Dass sich die Wut nun gegen den Präsidenten richtet, ist ein Zeichen für das mangelhafte Krisenmanagement der Regierung in Sicherheitsfragen. Zu lange hatte Peña Nieto sich als Förderer von wirtschaftlichen Strukturreformen feiern lassen. Dass sich Mexiko weiterhin in einem blutigen Drogenkriege befindet, dass in den vergangenen Jahren Zehntausende umgebracht wurden und spurlos verschwanden, schien für den Präsidenten keine Priorität zu haben. Peña Nieto zog es vor, das schwerwiegendste Problem des Landes totzuschweigen. Der Fall der 43 Studenten hat Mexiko aufgeweckt und eine aufgestaute Wut an die Oberfläche gebracht. Im Rahmen der Feierlichkeiten für den Jahrestag der Revolution – die traditionelle Militärparade war abgesagt worden – rief Peña Nieto zur Ruhe auf. Friede und Gerechtigkeit seien der einzige Weg, um den Schmerz zu lindern, sagte der Präsident.

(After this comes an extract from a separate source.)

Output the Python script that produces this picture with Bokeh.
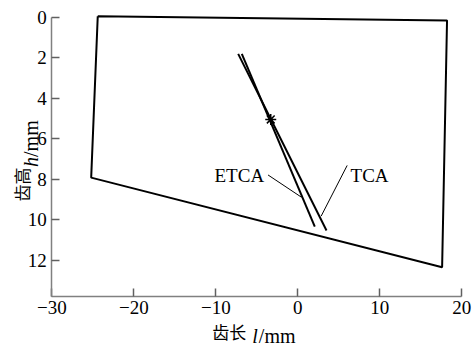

Doch von Frieden und Gerechtigkeit ist Mexiko weit entfernt. Das Verschwinden der Studenten mag zwar der Inhalt des derzeitigen Protests sein. Es ist jedoch lediglich der Tropfen, der das Fass zum Überlaufen gebracht hat. In Tat und Wahrheit steckt Mexiko in einer tiefen Vertrauenskrise. Die Proteste sind der Ausdruck der Wut und der Verzweiflung einer Bevölkerung, welche das Vertrauen in ihre Institutionen verloren hat. Die Korruption, die Straflosigkeit, die Komplizenschaft der Autoritäten und die Ineffizienz der Sicherheitskräfte haben sich über Jahre hinweg in Mexiko festgesetzt und spiegeln sich nun im Fall der 43 Studenten wider. Die Proteste zeigen deutlich, dass vieles nicht stimmt im Aztekenland. Sie werden sich mit grosser Wahrscheinlichkeit fortsetzen.